I have three pipes made by Boswell and they are all great smokers, and all in the fifty dollar range. I higly recomend trying them, and their hand blended tobacco's are pretty good also.:tu


----------



## SUOrangeGuy (Feb 22, 2006)

sacmore21 said:


> I've seen on another site that they frequently recommend to get one of his pipes when you're starting out, and that they cost about $50. Every time I've been on the site, the pipes are $250. Does anybody know if they actually sell cheaper pipes than what's on the website?


Before Boswell had his own site his pipes were sold at premierpipes.com. I remember that all the pipes then cost 49.99 plus shipping.


----------



## Alpedhuez55 (Dec 16, 2005)

Here is a post I made about my visit to Boswell's in January:

http://www.clubstogie.com/vb/showthread.php?t=56765

I also was there last month. I need to take pictures of the two pipes I bought, and smoke them for that matter!!!!

It is worth a trip. He has a lot more pipes on display than he will have on his website. I would suggest to try to give yourself a couple of hours. Smoke a bowl or a cigar while you are there. The Boswells are great people.


----------



## icculus1946 (Apr 24, 2006)

I have a Boswell Hefty Ridge (134g) that is a phenomenal smoker, maybe my best. I am also a big fan of his Northwoods blend- Latakia lovers should check this one out.


----------



## Sancho (Oct 13, 2006)

I ended up buying one of the $50 pipes when I was there. They said it takes roughly 1 hour for each pipe they list on the website and as such they dont list many $50 pipes on the website, your best bet is to probably just call and order one that way.
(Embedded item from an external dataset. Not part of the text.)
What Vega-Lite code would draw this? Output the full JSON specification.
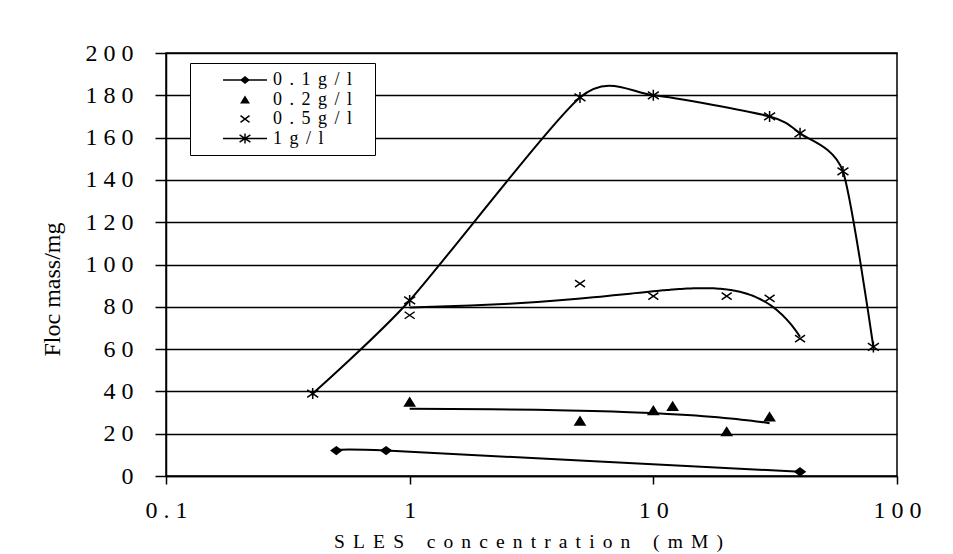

I agree, the Boswell's are great people truely one of a kind


----------



## jgros001 (Jun 14, 2005)

Sancho said:


> I ended up buying one of the $50 pipes when I was there. They said it takes roughly 1 hour for each pipe they list on the website and as such they dont list many $50 pipes on the website, your best bet is to probably just call and order one that way.
> 
> I agree, the Boswell's are great people truely one of a kind


They listed a bunch of the $50 pipes today on page 2......I got D (http://www.boswellpipes.com/Pipesforsale/Page 2/Pipe2.html). Still some available.....


----------



## Sancho (Oct 13, 2006)

Im pretty sure I held that pipe when I was there, its a nice little guy and very light in the hand. Nice Choice!


----------



## BigKev77 (Feb 16, 2008)

I just got this beauty in today. smokes great right from the start thanks to the bowl coating. Had some questions about the bowl coating and got an immediate e-mail from Gail, JM Boswells wife, offering to have him call to aswere them. Now that is customer service. Pipe came with pipe tool, cleaners, and two of their tobacco samples. I have been smoking "sweet tea" all day a very mild sweet citrus flavoring to me. There were several $49.99 pipes on the site but they go really fast.

http://www.boswellpipes.com/Pipesforsale/Page 2/Pipe12.html


----------



## tfar (Dec 27, 2007)

The Boswells and their products are a class act. I can only recommend them very highly!

Till


----------